The problem: Leave the pictures out and retype the lines from the beginning through the line with "1992, 1994, 1996, 1998, 2000, 2002, 2004, 2006, 2008, 2010];", both ends included.

* start Available data *

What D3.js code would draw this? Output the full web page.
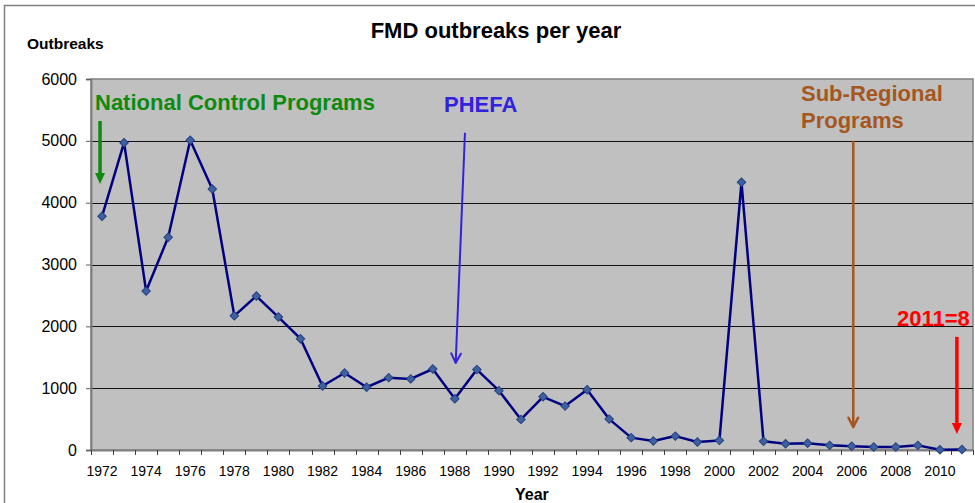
<!DOCTYPE html>
<html>
<head>
<meta charset="utf-8">
<script src="https://cdn.jsdelivr.net/npm/d3@7"></script>
<style>
  body { margin: 0; background: #fff; }
  svg { display: block; font-family: "Liberation Sans", Arial, sans-serif; }
</style>
</head>
<body>
<div id="chart"></div>
<script>
// FMD outbreaks per year
var years = [1972, 1973, 1974, 1975, 1976, 1977, 1978, 1979, 1980, 1981,
             1982, 1983, 1984, 1985, 1986, 1987, 1988, 1989, 1990, 1991,
             1992, 1993, 1994, 1995, 1996, 1997, 1998, 1999, 2000, 2001,
             2002, 2003, 2004, 2005, 2006, 2007, 2008, 2009, 2010, 2011];
var outbreaks = [3780, 4970, 2570, 3440, 5010, 4220, 2170, 2490, 2150, 1800,
                 1035, 1245, 1015, 1170, 1150, 1310, 830, 1300, 960, 495,
                 860, 710, 975, 500, 200, 145, 225, 130, 155, 4330,
                 140, 100, 108, 75, 60, 48, 48, 75, 5, 8];
var yTicks = [0, 1000, 2000, 3000, 4000, 5000, 6000];
var xLabels = [1972, 1974, 1976, 1978, 1980, 1982, 1984, 1986, 1988, 1990,
               1992, 1994, 1996, 1998, 2000, 2002, 2004, 2006, 2008, 2010];

// annotation arrows, in (year, outbreaks) space
var arrows = [
  {x: 1971.91, from: 5320, to: 4300, color: "#0e8a0e", width: 3.5, head: "fill"},
  {x1: 1988.46, x2: 1988.04, from: 5130, to: 1410, color: "#3322dd", width: 2, head: "open"},
  {x: 2006.07, from: 5000, to: 372, color: "#a5571f", width: 2.5, head: "open"},
  {x: 2010.77, from: 1830, to: 260, color: "#ff0000", width: 3.5, head: "fill"}
];

var width = 975, height = 503;
var plot = {left: 91, right: 973, top: 79, bottom: 450};

var svg = d3.select("#chart").append("svg")
    .attr("width", width)
    .attr("height", height);

// outer chart frame
svg.append("rect")
    .attr("x", 4.5).attr("y", 5.5)
    .attr("width", 1000).attr("height", 600)
    .attr("fill", "none")
    .attr("stroke", "#808080")
    .attr("stroke-width", 1.5);

var x = d3.scaleBand().domain(years).range([plot.left, plot.right]);
var xl = d3.scaleLinear().domain([1971.5, 2011.5]).range([plot.left, plot.right]);
var y = d3.scaleLinear().domain([0, 6000]).range([plot.bottom, plot.top]);

// plot background
svg.append("rect")
    .attr("x", plot.left).attr("y", plot.top)
    .attr("width", plot.right - plot.left)
    .attr("height", plot.bottom - plot.top)
    .attr("fill", "#c0c0c0")
    .attr("stroke", "#808080")
    .attr("stroke-width", 1.5);

// gridlines
svg.append("g").selectAll("line")
    .data(yTicks.slice(1, -1))
    .enter().append("line")
    .attr("x1", plot.left).attr("x2", plot.right)
    .attr("y1", d => Math.round(y(d)) + 0.5)
    .attr("y2", d => Math.round(y(d)) + 0.5)
    .attr("stroke", "#111")
    .attr("stroke-width", 1);

// y axis
var yAxis = d3.axisLeft(y).tickValues(yTicks).tickFormat(d3.format("d"))
    .tickSize(5).tickPadding(9);
var gy = svg.append("g")
    .attr("transform", "translate(" + plot.left + ",0)")
    .call(yAxis);
gy.select(".domain").attr("stroke", "#808080").attr("stroke-width", 2);
gy.selectAll(".tick line").attr("stroke", "#606060");
gy.selectAll("text").attr("font-size", 16).attr("fill", "#000")
    .attr("font-family", "Liberation Sans, Arial, sans-serif");

// x axis: labels every other year, ticks at category boundaries
var xAxis = d3.axisBottom(x).tickValues(xLabels).tickSize(0).tickPadding(16);
var gx = svg.append("g")
    .attr("transform", "translate(0," + plot.bottom + ")")
    .call(xAxis);
gx.select(".domain").attr("stroke", "#808080").attr("stroke-width", 2);
gx.selectAll("text").attr("font-size", 14).attr("fill", "#000")
    .attr("font-family", "Liberation Sans, Arial, sans-serif");

svg.append("g").selectAll("line")
    .data(years.concat([2012]))
    .enter().append("line")
    .attr("x1", d => Math.round(xl(d - 0.5)) + 0.5)
    .attr("x2", d => Math.round(xl(d - 0.5)) + 0.5)
    .attr("y1", plot.bottom)
    .attr("y2", plot.bottom + 5)
    .attr("stroke", "#404040");

// data line
var line = d3.line()
    .x((d, i) => x(years[i]) + x.bandwidth() / 2)
    .y(d => y(d));

svg.append("path")
    .datum(outbreaks)
    .attr("d", line)
    .attr("fill", "none")
    .attr("stroke", "#000080")
    .attr("stroke-width", 2.5)
    .attr("stroke-linejoin", "round");

svg.append("g").selectAll("path")
    .data(outbreaks)
    .enter().append("path")
    .attr("d", d3.symbol().type(d3.symbolSquare).size(36))
    .attr("transform", (d, i) => "translate(" + (x(years[i]) + x.bandwidth() / 2) + "," + y(d) + ") rotate(45)")
    .attr("fill", "#3e62a0")
    .attr("stroke", "#263f80")
    .attr("stroke-width", 1);

// arrows
arrows.forEach(function(a) {
  var x1 = xl(a.x1 !== undefined ? a.x1 : a.x);
  var x2 = xl(a.x2 !== undefined ? a.x2 : a.x);
  var y1 = y(a.from), y2 = y(a.to);
  var ang = Math.atan2(y2 - y1, x2 - x1);
  var g = svg.append("g");
  if (a.head == "fill") {
    var hl = 11, hw = 5;
    var bx = x2 - hl * Math.cos(ang), by = y2 - hl * Math.sin(ang);
    g.append("line")
      .attr("x1", x1).attr("y1", y1).attr("x2", bx).attr("y2", by)
      .attr("stroke", a.color).attr("stroke-width", a.width);
    var px = -Math.sin(ang) * hw, py = Math.cos(ang) * hw;
    g.append("path")
      .attr("d", "M" + x2 + "," + y2 + "L" + (bx + px) + "," + (by + py) +
                 "L" + (bx - px) + "," + (by - py) + "Z")
      .attr("fill", a.color);
  } else {
    g.append("line")
      .attr("x1", x1).attr("y1", y1).attr("x2", x2).attr("y2", y2)
      .attr("stroke", a.color).attr("stroke-width", a.width);
    var len = 10.5, spread = 0.48;
    [ang + Math.PI - spread, ang + Math.PI + spread].forEach(function(t) {
      g.append("line")
        .attr("x1", x2).attr("y1", y2)
        .attr("x2", x2 + len * Math.cos(t)).attr("y2", y2 + len * Math.sin(t))
        .attr("stroke", a.color).attr("stroke-width", a.width)
        .attr("stroke-linecap", "round");
    });
  }
});

// texts
svg.append("text")
    .attr("x", 496).attr("y", 38)
    .attr("text-anchor", "middle")
    .attr("font-size", 22).attr("font-weight", "bold")
    .text("FMD outbreaks per year");

svg.append("text")
    .attr("x", 27).attr("y", 49)
    .attr("font-size", 15.5).attr("font-weight", "bold")
    .text("Outbreaks");

svg.append("text")
    .attr("x", 515).attr("y", 500)
    .attr("font-size", 16).attr("font-weight", "bold")
    .text("Year");

var notes = [
  {text: "National Control Programs", x: 95, y: 110, color: "#0e8a0e"},
  {text: "PHEFA", x: 444, y: 112, color: "#3322dd"},
  {text: "Sub-Regional", x: 801, y: 101, color: "#a5571f"},
  {text: "Programs", x: 801, y: 128, color: "#a5571f"},
  {text: "2011=8", x: 897, y: 326, color: "#ff0000"}
];
svg.append("g").selectAll("text")
    .data(notes)
    .enter().append("text")
    .attr("x", d => d.x).attr("y", d => d.y)
    .attr("fill", d => d.color)
    .attr("font-size", 22).attr("font-weight", "bold")
    .text(d => d.text);
</script>
</body>
</html>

* end Available data *

Answer to the exercise:
What D3.js code would draw this? Output the full web page.
<!DOCTYPE html>
<html>
<head>
<meta charset="utf-8">
<script src="https://cdn.jsdelivr.net/npm/d3@7"></script>
<style>
  body { margin: 0; background: #fff; }
  svg { display: block; font-family: "Liberation Sans", Arial, sans-serif; }
</style>
</head>
<body>
<div id="chart"></div>
<script>
// FMD outbreaks per year
var years = [1972, 1973, 1974, 1975, 1976, 1977, 1978, 1979, 1980, 1981,
             1982, 1983, 1984, 1985, 1986, 1987, 1988, 1989, 1990, 1991,
             1992, 1993, 1994, 1995, 1996, 1997, 1998, 1999, 2000, 2001,
             2002, 2003, 2004, 2005, 2006, 2007, 2008, 2009, 2010, 2011];
var outbreaks = [3780, 4970, 2570, 3440, 5010, 4220, 2170, 2490, 2150, 1800,
                 1035, 1245, 1015, 1170, 1150, 1310, 830, 1300, 960, 495,
                 860, 710, 975, 500, 200, 145, 225, 130, 155, 4330,
                 140, 100, 108, 75, 60, 48, 48, 75, 5, 8];
var yTicks = [0, 1000, 2000, 3000, 4000, 5000, 6000];
var xLabels = [1972, 1974, 1976, 1978, 1980, 1982, 1984, 1986, 1988, 1990,
               1992, 1994, 1996, 1998, 2000, 2002, 2004, 2006, 2008, 2010];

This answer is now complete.